Unlike California, Delaware does not require officers and directors names to be listed in public documents. (Comment: in California, a shareholder’s review of accounting books and records must be reasonably related to his interests as a shareholder under California Corporations Code Section 1601. The 5% shareholder rule covers only the names and addresses and of shares owned [California Corporations Code Section 1600].). With databases of all sorts subject to attack, this may provide persons serving in those capacities a level of comfort and anonymity.

Lack of Unequivocal Shareholder Protections

In California, any 5%+ shareholder has an automatic right to inspect the company’s books and records; in Delaware, such right is premised on the shareholder being required to show a “proper purpose”. In California, any shareholder owning 33.3%+ of a company’s equity may petition the superior court for involuntary dissolution of that company; Delaware does not have an analogous provision.

Distributions

In California, a corporation’s ability to distribute cash to its shareholders is determined by a balance sheet test, which can be based on financial statements, a fair valuation, or another reasonable method. In Delaware, this is determined by a capital surplus test, which provides a corporation may issue dividends as long as such distribution does not impair capital. Delaware’s test is generally considered to be a bit more lenient.

Other Advantageous Corporate Law Provisions

Delaware generally offers incumbent management more protection than California both in the context of hostile takeovers and stockholder derivative actions. However, unless and until your company is very large, and in the former case, publicly traded, these provisions are of little benefit. (Comment: a small company can be the subject of a derivative action.)

Protection of Directors from Individual Liability

In the past, Delaware offered directors of corporations substantially more protection than California, both statutorily and in the corporation’s ability to indemnify them, but these differences have largely disappeared due to changes in California’s laws. Although Delaware’s business judgment rule is considered to be incrementally broader than California’s, in the vast majority of instances, the outcome will be the same. Likewise, while Delaware’s indemnification standard is slightly more liberal than California’s, California generally permits a company to indemnify its directors if it is authorized to do so in its formation documents.

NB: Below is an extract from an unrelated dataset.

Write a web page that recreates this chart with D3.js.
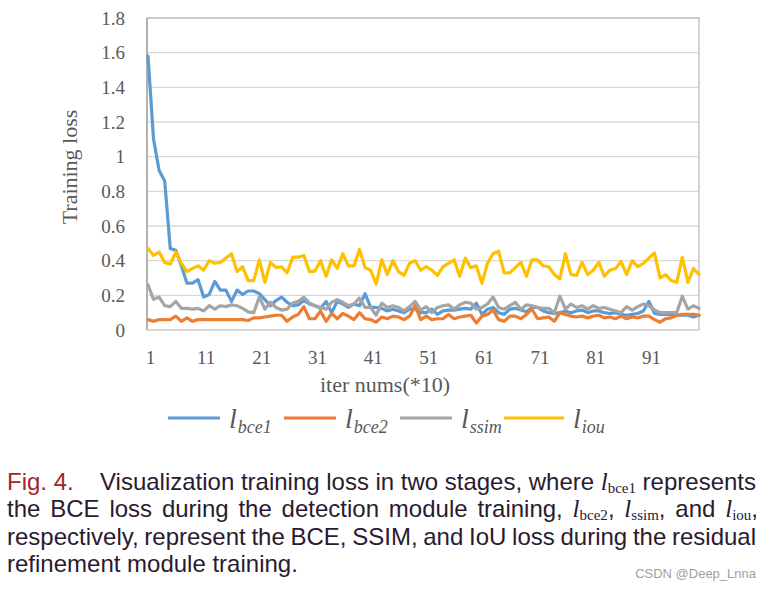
<!DOCTYPE html>
<html><head><meta charset="utf-8">
<script src="https://cdn.jsdelivr.net/npm/d3@7"></script>
<style>body{margin:0;background:#fff}svg{display:block}</style>
</head><body>
<svg id="c" width="771" height="589"></svg>
<script>
const iters = d3.range(1, 101);
const xTickLabels = ["1","11","21","31","41","51","61","71","81","91"];
const yTickValues = [0,0.2,0.4,0.6,0.8,1,1.2,1.4,1.6,1.8];
const seriesNames = ["bce1","bce2","ssim","iou"];
const seriesColors = ["#5B9BD5","#ED7D31","#A5A5A5","#FFC000"];

const bce1 = [1.58,1.10,0.92,0.86,0.47,0.46,0.37,0.27,0.27,0.29,
0.19,0.205,0.28,0.23,0.23,0.165,0.23,0.205,0.225,0.225,
0.21,0.175,0.14,0.17,0.19,0.16,0.14,0.145,0.17,0.15,
0.14,0.125,0.165,0.10,0.165,0.15,0.13,0.15,0.14,0.21,
0.13,0.13,0.125,0.11,0.12,0.11,0.10,0.12,0.12,0.10,
0.10,0.12,0.09,0.11,0.115,0.115,0.12,0.125,0.12,0.155,
0.09,0.12,0.13,0.10,0.09,0.12,0.125,0.115,0.105,0.13,
0.13,0.11,0.10,0.095,0.10,0.11,0.10,0.11,0.115,0.10,
0.11,0.11,0.10,0.095,0.10,0.09,0.085,0.09,0.095,0.11,
0.165,0.095,0.09,0.09,0.09,0.085,0.085,0.085,0.075,0.085];
const bce2 = [0.06,0.05,0.06,0.06,0.06,0.08,0.05,0.07,0.05,0.06,
0.06,0.06,0.06,0.06,0.06,0.06,0.06,0.06,0.055,0.07,
0.07,0.075,0.08,0.085,0.085,0.05,0.075,0.09,0.135,0.065,
0.065,0.11,0.05,0.095,0.065,0.095,0.08,0.06,0.10,0.065,
0.06,0.045,0.075,0.065,0.08,0.075,0.06,0.08,0.14,0.06,
0.08,0.06,0.065,0.065,0.09,0.065,0.075,0.08,0.085,0.04,
0.08,0.09,0.115,0.06,0.05,0.08,0.08,0.065,0.09,0.12,
0.065,0.07,0.075,0.05,0.10,0.09,0.08,0.075,0.08,0.07,
0.08,0.085,0.07,0.075,0.065,0.08,0.065,0.075,0.07,0.08,
0.08,0.06,0.045,0.065,0.07,0.085,0.09,0.09,0.09,0.085];
const ssim = [0.26,0.177,0.19,0.14,0.135,0.165,0.125,0.125,0.12,0.125,
0.11,0.14,0.12,0.14,0.135,0.145,0.14,0.125,0.105,0.10,
0.19,0.12,0.16,0.13,0.115,0.12,0.155,0.165,0.19,0.155,
0.14,0.13,0.12,0.16,0.175,0.16,0.14,0.15,0.185,0.13,
0.13,0.085,0.155,0.13,0.14,0.13,0.11,0.135,0.165,0.115,
0.135,0.10,0.13,0.14,0.145,0.12,0.145,0.16,0.155,0.12,
0.13,0.15,0.19,0.13,0.12,0.14,0.16,0.12,0.145,0.14,
0.13,0.125,0.125,0.10,0.195,0.12,0.15,0.13,0.14,0.12,
0.14,0.125,0.13,0.12,0.11,0.10,0.135,0.115,0.135,0.15,
0.14,0.115,0.10,0.10,0.10,0.10,0.195,0.12,0.14,0.125];
const iou = [0.47,0.43,0.45,0.39,0.38,0.45,0.385,0.337,0.355,0.37,
0.345,0.40,0.385,0.39,0.415,0.44,0.337,0.365,0.285,0.285,
0.405,0.275,0.39,0.36,0.365,0.33,0.42,0.42,0.43,0.337,
0.34,0.40,0.31,0.405,0.355,0.44,0.37,0.37,0.465,0.36,
0.345,0.265,0.405,0.32,0.40,0.337,0.315,0.385,0.40,0.345,
0.365,0.345,0.315,0.365,0.385,0.405,0.31,0.415,0.36,0.37,
0.27,0.385,0.44,0.455,0.33,0.33,0.36,0.39,0.31,0.405,
0.405,0.37,0.365,0.32,0.295,0.44,0.32,0.315,0.39,0.32,
0.345,0.39,0.31,0.345,0.355,0.395,0.32,0.40,0.365,0.385,
0.415,0.445,0.30,0.32,0.285,0.275,0.42,0.275,0.355,0.32];
const seriesValues = [bce1, bce2, ssim, iou];

const svg = d3.select("#c");
svg.append("rect").attr("width",771).attr("height",589).attr("fill","#fff");

const L = 147, R = 699, T = 18, B = 330;
const x = d3.scaleLinear().domain([1,100]).range([L+1, R]);
const y = d3.scaleLinear().domain([0,1.8]).range([B, T]);
const serif = "'Liberation Serif','Times New Roman',serif";
const sans = "'Liberation Sans',Arial,Helvetica,sans-serif";

// gridlines
svg.append("g").selectAll("line").data(yTickValues.slice(1)).join("line")
  .attr("x1",L).attr("x2",R).attr("y1",d=>y(d)).attr("y2",d=>y(d))
  .attr("stroke","#d9d9d9").attr("stroke-width",1.3);
// plot border
svg.append("rect").attr("x",L).attr("y",T).attr("width",R-L).attr("height",B-T)
  .attr("fill","none").attr("stroke","#bfbfbf").attr("stroke-width",1.3);
svg.append("line").attr("x1",L).attr("x2",L).attr("y1",T).attr("y2",B)
  .attr("stroke","#a6a6a6").attr("stroke-width",1.5);
svg.append("line").attr("x1",L).attr("x2",R).attr("y1",B).attr("y2",B)
  .attr("stroke","#d9d9d9").attr("stroke-width",1.3);

// y axis
const yAxis = svg.append("g").attr("transform",`translate(${L},0)`)
  .call(d3.axisLeft(y).tickValues(yTickValues).tickSize(0).tickPadding(22).tickFormat(d3.format("~g")));
yAxis.select(".domain").remove();
yAxis.selectAll("text").attr("font-family",serif).attr("font-size",19).attr("fill","#595959");

// x axis
const xAxis = svg.append("g").attr("transform",`translate(0,${B})`)
  .call(d3.axisBottom(x).tickValues(xTickLabels.map(Number)).tickSize(0).tickPadding(21).tickFormat((d,i)=>xTickLabels[i]));
xAxis.select(".domain").remove();
xAxis.selectAll("text").attr("font-family",serif).attr("font-size",19).attr("fill","#595959").attr("dx",2);

// axis titles
svg.append("text").attr("transform","translate(77,167) rotate(-90)").attr("text-anchor","middle")
  .attr("font-family",serif).attr("font-size",22).attr("fill","#595959").text("Training loss");
svg.append("text").attr("x",385).attr("y",392).attr("text-anchor","middle")
  .attr("font-family",serif).attr("font-size",22).attr("fill","#595959").text("iter nums(*10)");

// lines
const line = d3.line().x((d,i)=>x(iters[i])).y(d=>y(d));
seriesValues.forEach((vals,k)=>{
  svg.append("path").datum(vals).attr("d",line).attr("fill","none")
    .attr("stroke",seriesColors[k]).attr("stroke-width",3.2)
    .attr("stroke-linejoin","round").attr("stroke-linecap","round");
});

// legend
const legX = [168, 284, 400, 504];
const legW = [52, 52, 52, 60];
seriesNames.forEach((n,k)=>{
  svg.append("line").attr("x1",legX[k]).attr("x2",legX[k]+legW[k]).attr("y1",418).attr("y2",418)
    .attr("stroke",seriesColors[k]).attr("stroke-width",3.2);
  const t = svg.append("text").attr("x",legX[k]+legW[k]+9).attr("y",428)
    .attr("font-family",serif).attr("font-style","italic").attr("fill","#595959");
  t.append("tspan").attr("font-size",28).text("l");
  t.append("tspan").attr("font-size",18).attr("dy",5).attr("dx",1).text(n);
});

// caption
const capColor = "#2b1a30";
const figColor = "#a5242b";
const capSize = 24;
function makeToken(g, spans){
  const t = g.append("text").attr("y",0).attr("fill",capColor);
  spans.forEach(s=>{
    const ts = t.append("tspan").text(s.t)
      .attr("font-family", s.serif ? serif : sans)
      .attr("font-size", s.size || capSize);
    if (s.italic) ts.attr("font-style","italic");
    if (s.dy) ts.attr("dy", s.dy);
  });
  return t;
}
function mathTok(sub, tail){
  const arr = [{t:"l",serif:true,italic:true,size:25},{t:sub,serif:true,size:15,dy:3}];
  if (tail) arr.push({t:tail,dy:-3});
  return arr;
}
function justify(tokens, x0, x1, yb){
  const g = svg.append("g").attr("transform",`translate(0,${yb})`);
  const els = tokens.map(tk => makeToken(g, typeof tk === "string" ? [{t:tk}] : tk));
  const widths = els.map(e => e.node().getComputedTextLength());
  const total = d3.sum(widths);
  const gap = (x1 - x0 - total) / (els.length - 1);
  let cx = x0;
  els.forEach((e,i)=>{ e.attr("x",cx); cx += widths[i] + gap; });
}
svg.append("text").attr("x",7).attr("y",490).attr("font-family",sans).attr("font-size",capSize)
  .attr("fill",figColor).text("Fig. 4.");
justify(["Visualization","training","loss","in","two","stages,","where",mathTok("bce1"),"represents"],100,756,490);
justify(["the","BCE","loss","during","the","detection","module","training,",mathTok("bce2",","),mathTok("ssim",","),"and",mathTok("iou",",")],7,758,517);
justify(["respectively,","represent","the","BCE,","SSIM,","and","IoU","loss","during","the","residual"],7,756,545);
svg.append("text").attr("x",7).attr("y",572).attr("font-family",sans).attr("font-size",capSize)
  .attr("fill",capColor).text("refinement module training.");
svg.append("text").attr("x",756).attr("y",578).attr("text-anchor","end").attr("font-family",sans)
  .attr("font-size",13).attr("fill","#a0a0a0").text("CSDN @Deep_Lnna");
</script>
</body></html>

Alternative considerations – quasi-California corporations

All of the foregoing would seem to be positive (or at worst, not germane) in considering whether to incorporate in Delaware. However, Section 2115 of the California Corporations Code provides that key provisions of the California Corporations Code (including those relating to election of directors, distributions, and inspection rights, among many others) apply to foreign corporations if the average of the property factor, payroll factor and sales factor with respect to the corporation is more than 50% during its latest full income year and more than half of the corporation’s voting securities are held by persons having addresses in California. Foreign companies with substantial operations in California, such as having employees or renting or owning property and having material sales in California are required to qualify to do business here and to have a second agent for service of process. This may result in additional costs and record-keeping burdens for little to no substantive benefit.

Conclusion

The advantages – or not – of incorporating in Delaware will vary widely depending on each company’s individual circumstances, but in general, the larger the company, the more likely it is to have professional and/or public investors, and the less California-based its operations, the more likely it is to benefit from a Delaware incorporation. These factors should be discussed and considered carefully by you and your experienced advisors when making this choice.